En daar gaan veel mensen de fout in. Flashmobs zijn niet cool, ze zijn allesbehalve cool. Al dans je drie keer halfnaakt de horlepiep op een houten been, nobody gives a crap. Iedereen heeft het al gezien en mensen díe kijken, kijken om leedvermaak te zien.
Met de flashmob van deze avond is het nog slechter gesteld. Het is namelijk ter promotie van iets commercieels. Wat kan ik me ergeren als ik een leuke reclame zie, toffe straatkunst, een aanstekelijk liedje hoor of een flashmob zie en ik moet erachter komen dat het ter promotie is van één of ander merk uierzalf. Weg illusie, weg spontaniteit. De zelfingenomen neppe vrolijkheid van hossende hippies maakt me dan kwaad, zo kwaad dat ik zelfs zeehondjes wil neerknuppelen. Een tegenovergesteld effect is nou niet iets wat je moet nastreven dacht ik zo.
Ik zie al voor me hoe hedendaagse flashmobs tot stand komen. Josje, HBO-studente scholiere en stage lopend op de marketing- en communicatieafdeling van een omroep, komt met een BAANBREKEND idee.
“Ik heb toch net iets tofs gezien op Hyves zeg! Mensen deden een flosjmop…fleshpop…flashmob! Ze gingen opeens dansen enzo en niemand snapte het en toen bleven ze kijken en toen moesten ze lachen en toen gingen ze klappen en toen gingen de mensen juichen! Zo kunnen we extra aandacht vragen voor onze onwijs kek gave mieterse pedante serie! Helemaal hip! Helemaal 2.0! Moeten we doen!”
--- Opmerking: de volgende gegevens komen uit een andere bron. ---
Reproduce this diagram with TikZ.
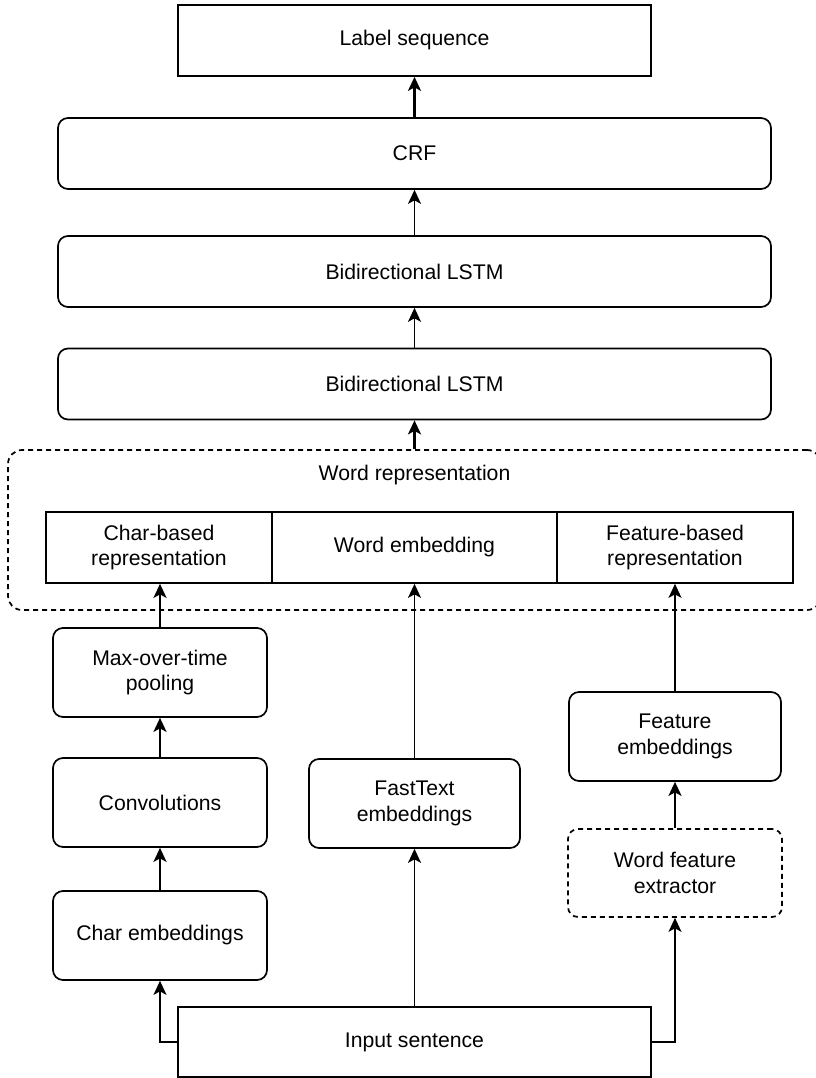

Deze mensen bestaan echt. Het zijn onze toekomstige ambtenaren, zo erg lopen ze achter op het internetlandschap. De strategie van Josje en Rik, het heet de ‘doen om het doen’-strategie. Mensen, leer dat eens af. Anders wordt je flashmob een regelrechte cashflop.

Door: Lorenz van Gool | 21 February 2011 | 6 Reacties
Categorie: blog, columns | Tags: column, flashmob, marketing, studradio, unity fm
Comments
6 Reacties
Pleazzzz gooi het audiobestand online. Het was hilarisch! Vooral sterk stukje method acting bij de lijdende zeehondenpup.
De nieuwe flashmob is sociaal en engaging ipv afstandelijk vervreemdend:
Supercommercieel voorbeeld, maar superleuk: http://youtu.be/NB3NPNM4xgo
Wanneer we die opgestuurd krijgen!
@Kevin Dat filmpje wou ik ook nog betrekken in de column. Het is een goed voorbeeld van wanneer ik een zeehond wil dood knuppelen.
Haha, mierzoet is niet ieders smaak, maar een (zelf uitgevoerde, zeer niet-representatieve) steekproef wijst uit dat dit het wél werkt.
Ook een belangrijke factor: Het is niet de flashmob an sich die het succes bepaalt, maar de kwaliteit van de opnamen/montage/verspreiding.
Ah, daar ben ik het wel mee eens. Soms moet je er gewoon bij geweest zijn, terwijl je in de meeste gevallen het vanachter je laptopje kan aanschouwen.
Je kan je dan wel weer afvragen of de ‘geknipte’ versie geen vertekend beeld laat zien, maar dat terzijde.